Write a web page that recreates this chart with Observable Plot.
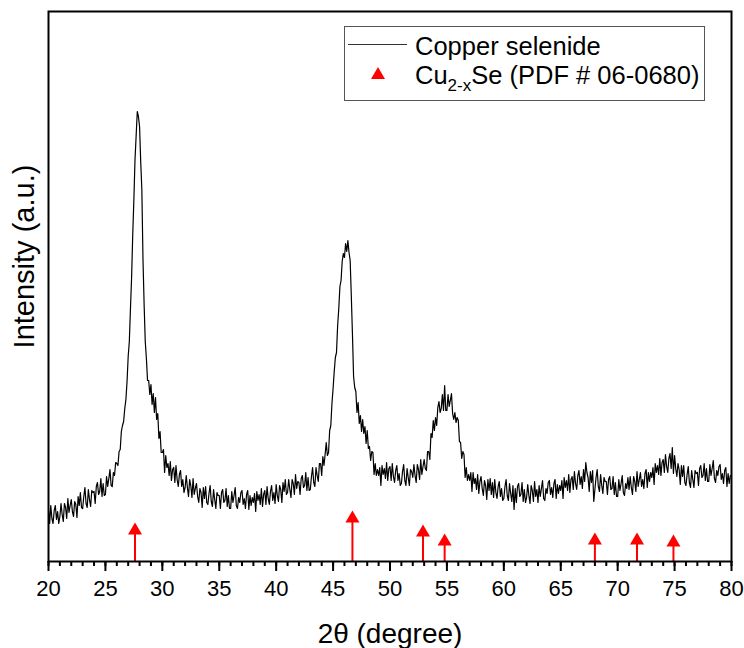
<!DOCTYPE html>
<html><head><meta charset="utf-8">
<script src="https://cdn.jsdelivr.net/npm/d3@7"></script>
<script src="https://cdn.jsdelivr.net/npm/@observablehq/plot@0.6"></script>
<style>body{margin:0;background:#fff} svg{display:block}</style>
</head><body><div id="chart"></div>
<script>
// XRD scan: 2θ from 20° to 80°, step 0.1°
const startAngle = 20, stepAngle = 0.1;
const counts20s = [
 52,38,56,43,38,51,56,42,50,38,
 45,58,47,40,58,54,43,63,49,56,
 62,50,45,60,57,44,65,56,69,54,
 53,65,74,58,54,72,62,55,71,69,
 70,58,75,79,67,70,83,65,78,66,
 67,85,75,83,92,76,75,89,86,99,
 98,96,110,112,130,136,140,153,162,180,
 205,220,253,284,327,362,402,426,450,445,
 435,400,372,302,257,220,203,181,181,167,
 177,157,168,149,164,142,148,123,130,109];
const counts30s = [
 109,112,89,106,94,98,86,100,81,92,
 94,79,96,82,75,87,91,75,82,69,
 74,86,74,65,82,76,64,83,67,73,
 78,65,59,73,69,54,74,63,75,59,
 57,68,76,60,55,72,62,53,69,66,
 66,53,69,72,59,61,73,55,66,53,
 53,70,59,66,74,56,53,64,59,69,
 71,57,63,53,67,71,52,66,56,64,
 59,68,50,70,61,67,57,73,55,67,
 71,57,75,63,57,70,76,61,69,58];
const counts40s = [
 77,66,60,76,72,59,79,70,82,67,
 69,82,72,64,82,78,67,87,73,80,
 79,67,83,86,74,76,89,71,84,71,
 72,85,94,79,75,94,86,80,98,98,
 86,105,96,107,119,106,109,131,136,158,
 173,190,204,209,236,253,275,281,300,308,
 304,318,310,321,309,301,266,228,185,174,
 170,149,159,138,146,130,142,128,135,118,
 131,113,115,101,110,109,87,98,86,92,
 86,94,76,96,87,93,83,99,81,93];
const counts50s = [
 95,81,98,85,79,91,96,81,88,76,
 78,90,97,81,76,93,84,76,92,90,
 84,97,86,79,97,92,82,102,87,95,
 102,93,91,110,110,102,128,124,141,131,
 144,136,154,160,149,153,167,151,176,151,
 151,167,155,161,168,148,142,149,139,144,
 141,120,119,103,110,107,84,94,81,87,
 81,89,70,89,78,83,72,87,68,80,
 85,73,66,81,76,62,82,71,83,67,
 79,64,82,69,63,75,80,65,73,61];
const counts60s = [
 63,75,82,66,61,78,68,60,76,52,
 73,59,75,78,65,67,79,60,72,59,
 64,77,66,58,76,71,60,80,65,72,
 59,76,65,73,81,63,61,73,68,79,
 81,67,74,64,78,82,63,77,68,76,
 71,81,63,84,74,81,71,87,69,82,
 85,72,90,78,72,86,91,77,85,73,
 92,80,99,89,84,70,90,79,91,60,
 72,84,92,75,70,87,76,68,84,80,
 80,67,82,85,72,73,85,67,79,65];
const counts70s = [
 65,82,71,78,86,69,66,78,73,84,
 72,85,74,67,85,80,70,90,75,82,
 89,75,82,73,88,92,74,89,80,89,
 84,94,77,98,89,96,87,103,86,99,
 102,89,107,95,89,103,108,93,114,88,
 106,93,85,98,92,77,96,85,96,79,
 76,87,95,79,74,91,82,74,91,88,
 89,76,93,96,84,86,98,81,93,80,
 80,97,86,93,101,83,79,91,86,95,
 97,82,88,78,91,94,75,88,78,86,
 86];

// Cu2-xSe reference lines (PDF # 06-0680)
const refAngles = [27.6, 46.7, 52.9, 54.8, 68.0, 71.7, 74.9];
const refHeights = [31, 43, 29, 20, 21, 21, 19];

const majorTicks = [20, 25, 30, 35, 40, 45, 50, 55, 60, 65, 70, 75, 80];
const minorTicks = d3.range(20, 81, 1);

const intensity = [...counts20s, ...counts30s, ...counts40s, ...counts50s, ...counts60s, ...counts70s];
const pattern = intensity.map((v, i) => ({angle: +(startAngle + i * stepAngle).toFixed(1), v}));
const refs = refAngles.map((a, i) => ({angle: a, h: refHeights[i]}));

const font = "'Liberation Sans', Arial, sans-serif";

const plot = Plot.plot({
  width: 744, height: 648,
  marginLeft: 48, marginRight: 13, marginTop: 11, marginBottom: 87,
  style: {fontFamily: font, background: "white", color: "black"},
  x: {domain: [20, 80], label: null},
  y: {domain: [0, 550], axis: null, label: null},
  marks: [
    Plot.axisX({ticks: minorTicks, tickSize: 5, strokeWidth: 2, tickFormat: () => "", label: null}),
    Plot.axisX({ticks: majorTicks, tickSize: 10, tickPadding: 9, strokeWidth: 2, fontSize: 22, label: null}),
    Plot.line(pattern, {x: "angle", y: "v", stroke: "black", strokeWidth: 1.2}),
    Plot.ruleX(refs, {x: "angle", y1: 0, y2: "h", stroke: "#ff0000", strokeWidth: 2}),
    Plot.dot(refs, {x: "angle", y: "h", symbol: "triangle", r: 5.2, fill: "#ff0000"}),
    Plot.frame({stroke: "black", strokeWidth: 2}),
    Plot.text(["2θ (degree)"], {frameAnchor: "bottom", dy: 81, fontSize: 28}),
    Plot.text(["Intensity (a.u.)"], {frameAnchor: "left", dx: -24, dy: -30, rotate: -90, fontSize: 29, textAnchor: "middle"})
  ]
});

// legend box
const svg = d3.select(plot);
const g = svg.append("g").attr("font-family", font).attr("fill", "black").attr("text-anchor", "start");
g.append("rect").attr("x", 344.5).attr("y", 26.5).attr("width", 360).attr("height", 74)
  .attr("fill", "white").attr("stroke", "#555").attr("stroke-width", 1);
g.append("line").attr("x1", 348).attr("x2", 407).attr("y1", 44.5).attr("y2", 44.5)
  .attr("stroke", "#333").attr("stroke-width", 1);
g.append("text").attr("x", 415).attr("y", 55).attr("font-size", 25.5).text("Copper selenide");
g.append("path").attr("d", d3.symbol(d3.symbolTriangle, 85)()).attr("transform", "translate(378,75)").attr("fill", "#ff0000");
const t = g.append("text").attr("x", 415).attr("y", 84).attr("font-size", 25.5);
t.append("tspan").text("Cu");
t.append("tspan").attr("font-size", 17).attr("dy", 7).text("2-x");
t.append("tspan").attr("dy", -7).text("Se (PDF # 06-0680)");

document.getElementById("chart").appendChild(plot);
</script>
</body></html>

* Objective
Reproduce the data word for word, excluding its pictures.

* Expected answer
Write a web page that recreates this chart with Observable Plot.
<!DOCTYPE html>
<html><head><meta charset="utf-8">
<script src="https://cdn.jsdelivr.net/npm/d3@7"></script>
<script src="https://cdn.jsdelivr.net/npm/@observablehq/plot@0.6"></script>
<style>body{margin:0;background:#fff} svg{display:block}</style>
</head><body><div id="chart"></div>
<script>
// XRD scan: 2θ from 20° to 80°, step 0.1°
const startAngle = 20, stepAngle = 0.1;
const counts20s = [
 52,38,56,43,38,51,56,42,50,38,
 45,58,47,40,58,54,43,63,49,56,
 62,50,45,60,57,44,65,56,69,54,
 53,65,74,58,54,72,62,55,71,69,
 70,58,75,79,67,70,83,65,78,66,
 67,85,75,83,92,76,75,89,86,99,
 98,96,110,112,130,136,140,153,162,180,
 205,220,253,284,327,362,402,426,450,445,
 435,400,372,302,257,220,203,181,181,167,
 177,157,168,149,164,142,148,123,130,109];
const counts30s = [
 109,112,89,106,94,98,86,100,81,92,
 94,79,96,82,75,87,91,75,82,69,
 74,86,74,65,82,76,64,83,67,73,
 78,65,59,73,69,54,74,63,75,59,
 57,68,76,60,55,72,62,53,69,66,
 66,53,69,72,59,61,73,55,66,53,
 53,70,59,66,74,56,53,64,59,69,
 71,57,63,53,67,71,52,66,56,64,
 59,68,50,70,61,67,57,73,55,67,
 71,57,75,63,57,70,76,61,69,58];
const counts40s = [
 77,66,60,76,72,59,79,70,82,67,
 69,82,72,64,82,78,67,87,73,80,
 79,67,83,86,74,76,89,71,84,71,
 72,85,94,79,75,94,86,80,98,98,
 86,105,96,107,119,106,109,131,136,158,
 173,190,204,209,236,253,275,281,300,308,
 304,318,310,321,309,301,266,228,185,174,
 170,149,159,138,146,130,142,128,135,118,
 131,113,115,101,110,109,87,98,86,92,
 86,94,76,96,87,93,83,99,81,93];
const counts50s = [
 95,81,98,85,79,91,96,81,88,76,
 78,90,97,81,76,93,84,76,92,90,
 84,97,86,79,97,92,82,102,87,95,
 102,93,91,110,110,102,128,124,141,131,
 144,136,154,160,149,153,167,151,176,151,
 151,167,155,161,168,148,142,149,139,144,
 141,120,119,103,110,107,84,94,81,87,
 81,89,70,89,78,83,72,87,68,80,
 85,73,66,81,76,62,82,71,83,67,
 79,64,82,69,63,75,80,65,73,61];
const counts60s = [
 63,75,82,66,61,78,68,60,76,52,
 73,59,75,78,65,67,79,60,72,59,
 64,77,66,58,76,71,60,80,65,72,
 59,76,65,73,81,63,61,73,68,79,
 81,67,74,64,78,82,63,77,68,76,
 71,81,63,84,74,81,71,87,69,82,
 85,72,90,78,72,86,91,77,85,73,
 92,80,99,89,84,70,90,79,91,60,
 72,84,92,75,70,87,76,68,84,80,
 80,67,82,85,72,73,85,67,79,65];
const counts70s = [
 65,82,71,78,86,69,66,78,73,84,
 72,85,74,67,85,80,70,90,75,82,
 89,75,82,73,88,92,74,89,80,89,
 84,94,77,98,89,96,87,103,86,99,
 102,89,107,95,89,103,108,93,114,88,
 106,93,85,98,92,77,96,85,96,79,
 76,87,95,79,74,91,82,74,91,88,
 89,76,93,96,84,86,98,81,93,80,
 80,97,86,93,101,83,79,91,86,95,
 97,82,88,78,91,94,75,88,78,86,
 86];

// Cu2-xSe reference lines (PDF # 06-0680)
const refAngles = [27.6, 46.7, 52.9, 54.8, 68.0, 71.7, 74.9];
const refHeights = [31, 43, 29, 20, 21, 21, 19];

const majorTicks = [20, 25, 30, 35, 40, 45, 50, 55, 60, 65, 70, 75, 80];
const minorTicks = d3.range(20, 81, 1);

const intensity = [...counts20s, ...counts30s, ...counts40s, ...counts50s, ...counts60s, ...counts70s];
const pattern = intensity.map((v, i) => ({angle: +(startAngle + i * stepAngle).toFixed(1), v}));
const refs = refAngles.map((a, i) => ({angle: a, h: refHeights[i]}));

const font = "'Liberation Sans', Arial, sans-serif";

const plot = Plot.plot({
  width: 744, height: 648,
  marginLeft: 48, marginRight: 13, marginTop: 11, marginBottom: 87,
  style: {fontFamily: font, background: "white", color: "black"},
  x: {domain: [20, 80], label: null},
  y: {domain: [0, 550], axis: null, label: null},
  marks: [
    Plot.axisX({ticks: minorTicks, tickSize: 5, strokeWidth: 2, tickFormat: () => "", label: null}),
    Plot.axisX({ticks: majorTicks, tickSize: 10, tickPadding: 9, strokeWidth: 2, fontSize: 22, label: null}),
    Plot.line(pattern, {x: "angle", y: "v", stroke: "black", strokeWidth: 1.2}),
    Plot.ruleX(refs, {x: "angle", y1: 0, y2: "h", stroke: "#ff0000", strokeWidth: 2}),
    Plot.dot(refs, {x: "angle", y: "h", symbol: "triangle", r: 5.2, fill: "#ff0000"}),
    Plot.frame({stroke: "black", strokeWidth: 2}),
    Plot.text(["2θ (degree)"], {frameAnchor: "bottom", dy: 81, fontSize: 28}),
    Plot.text(["Intensity (a.u.)"], {frameAnchor: "left", dx: -24, dy: -30, rotate: -90, fontSize: 29, textAnchor: "middle"})
  ]
});

// legend box
const svg = d3.select(plot);
const g = svg.append("g").attr("font-family", font).attr("fill", "black").attr("text-anchor", "start");
g.append("rect").attr("x", 344.5).attr("y", 26.5).attr("width", 360).attr("height", 74)
  .attr("fill", "white").attr("stroke", "#555").attr("stroke-width", 1);
g.append("line").attr("x1", 348).attr("x2", 407).attr("y1", 44.5).attr("y2", 44.5)
  .attr("stroke", "#333").attr("stroke-width", 1);
g.append("text").attr("x", 415).attr("y", 55).attr("font-size", 25.5).text("Copper selenide");
g.append("path").attr("d", d3.symbol(d3.symbolTriangle, 85)()).attr("transform", "translate(378,75)").attr("fill", "#ff0000");
const t = g.append("text").attr("x", 415).attr("y", 84).attr("font-size", 25.5);
t.append("tspan").text("Cu");
t.append("tspan").attr("font-size", 17).attr("dy", 7).text("2-x");
t.append("tspan").attr("dy", -7).text("Se (PDF # 06-0680)");

document.getElementById("chart").appendChild(plot);
</script>
</body></html>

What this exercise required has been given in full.